Short exercise:
Starting at the first line of the data, print each line verbatim up to and including the line bearing "import plotly.graph_objects as go", omitting pictures.

━━━━━━━━

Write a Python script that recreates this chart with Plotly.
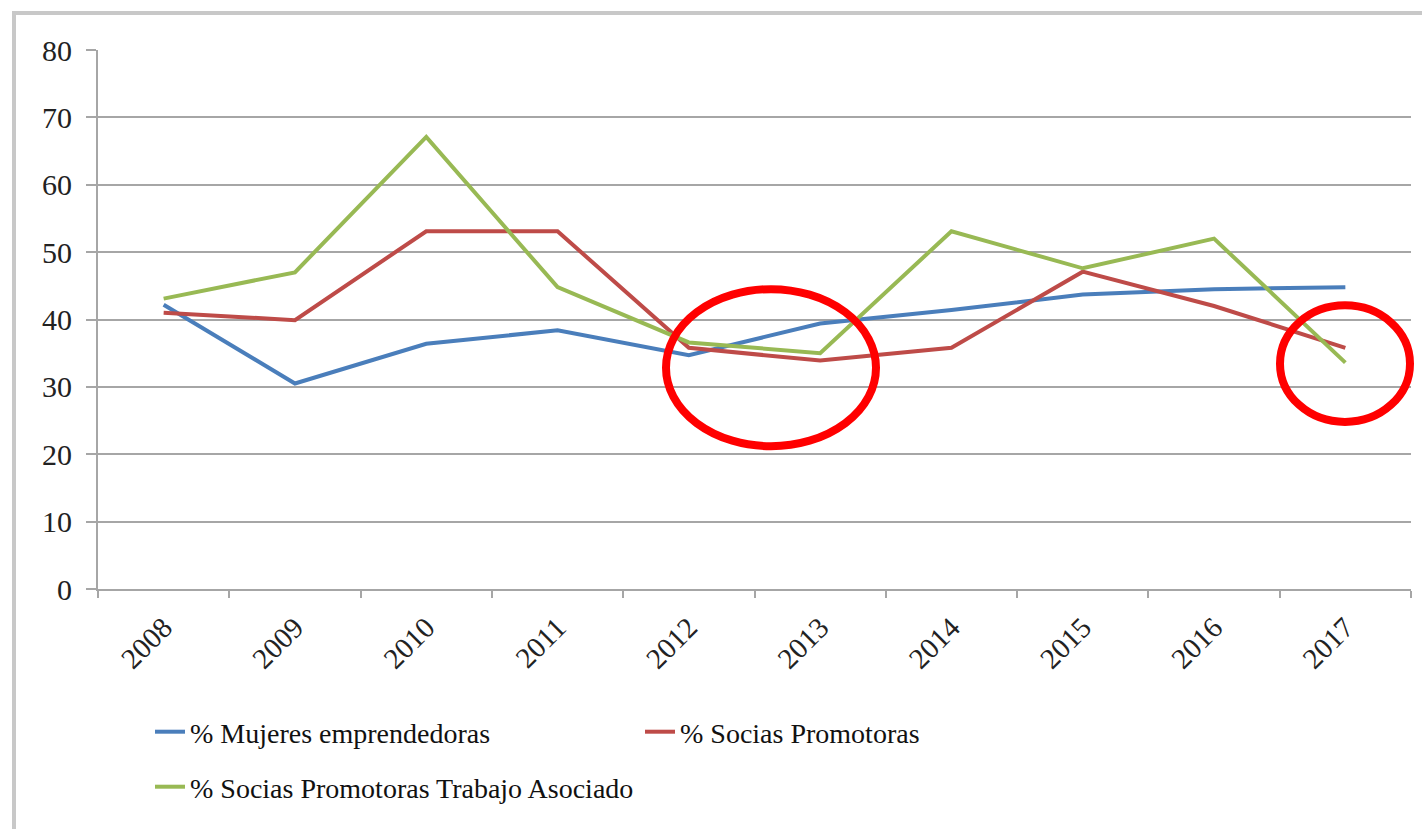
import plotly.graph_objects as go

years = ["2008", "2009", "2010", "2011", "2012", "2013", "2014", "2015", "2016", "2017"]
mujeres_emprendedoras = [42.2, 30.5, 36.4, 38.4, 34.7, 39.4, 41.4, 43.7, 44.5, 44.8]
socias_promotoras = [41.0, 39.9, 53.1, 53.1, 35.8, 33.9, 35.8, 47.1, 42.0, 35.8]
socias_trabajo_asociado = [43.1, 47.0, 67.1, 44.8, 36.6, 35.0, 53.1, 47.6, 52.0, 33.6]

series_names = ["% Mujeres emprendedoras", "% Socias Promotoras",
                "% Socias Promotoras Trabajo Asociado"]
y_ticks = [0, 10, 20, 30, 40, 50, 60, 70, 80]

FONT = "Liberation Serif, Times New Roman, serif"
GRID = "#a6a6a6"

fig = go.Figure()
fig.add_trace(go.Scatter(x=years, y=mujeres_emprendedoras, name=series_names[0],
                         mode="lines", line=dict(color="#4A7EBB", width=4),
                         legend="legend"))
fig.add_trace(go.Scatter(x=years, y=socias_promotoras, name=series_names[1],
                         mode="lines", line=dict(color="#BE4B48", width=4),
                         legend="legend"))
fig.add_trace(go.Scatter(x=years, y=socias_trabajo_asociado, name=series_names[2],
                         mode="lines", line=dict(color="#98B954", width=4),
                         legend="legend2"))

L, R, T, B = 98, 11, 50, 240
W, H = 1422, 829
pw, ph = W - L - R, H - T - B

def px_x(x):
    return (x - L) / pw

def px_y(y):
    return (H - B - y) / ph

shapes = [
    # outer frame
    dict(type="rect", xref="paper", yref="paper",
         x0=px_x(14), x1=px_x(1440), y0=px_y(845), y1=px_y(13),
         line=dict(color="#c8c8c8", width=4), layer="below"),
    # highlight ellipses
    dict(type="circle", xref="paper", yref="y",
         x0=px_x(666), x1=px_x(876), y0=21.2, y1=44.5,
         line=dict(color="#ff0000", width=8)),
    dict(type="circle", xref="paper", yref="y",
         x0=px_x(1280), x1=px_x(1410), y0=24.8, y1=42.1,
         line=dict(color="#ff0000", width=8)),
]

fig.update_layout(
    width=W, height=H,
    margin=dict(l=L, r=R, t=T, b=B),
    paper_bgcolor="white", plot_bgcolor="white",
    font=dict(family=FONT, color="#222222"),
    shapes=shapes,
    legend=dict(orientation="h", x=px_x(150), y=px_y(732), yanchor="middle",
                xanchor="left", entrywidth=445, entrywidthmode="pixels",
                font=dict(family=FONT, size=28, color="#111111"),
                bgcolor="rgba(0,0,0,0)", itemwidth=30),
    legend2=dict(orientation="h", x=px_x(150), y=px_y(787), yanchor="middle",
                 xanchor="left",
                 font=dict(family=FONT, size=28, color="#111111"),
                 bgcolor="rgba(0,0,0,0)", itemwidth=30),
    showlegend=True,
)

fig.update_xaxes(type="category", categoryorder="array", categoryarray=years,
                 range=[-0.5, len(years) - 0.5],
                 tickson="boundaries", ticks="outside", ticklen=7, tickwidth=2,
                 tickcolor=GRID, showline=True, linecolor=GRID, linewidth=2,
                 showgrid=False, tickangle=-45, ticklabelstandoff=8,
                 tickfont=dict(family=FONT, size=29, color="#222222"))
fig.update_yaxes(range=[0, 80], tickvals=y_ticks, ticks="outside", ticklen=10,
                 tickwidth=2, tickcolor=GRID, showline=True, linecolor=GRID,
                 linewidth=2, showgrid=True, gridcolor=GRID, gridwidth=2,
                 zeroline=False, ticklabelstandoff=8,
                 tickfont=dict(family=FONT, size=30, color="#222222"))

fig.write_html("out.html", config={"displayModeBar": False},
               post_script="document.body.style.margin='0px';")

━━━━━━━━

Output of the exercise:
Write a Python script that recreates this chart with Plotly.
import plotly.graph_objects as go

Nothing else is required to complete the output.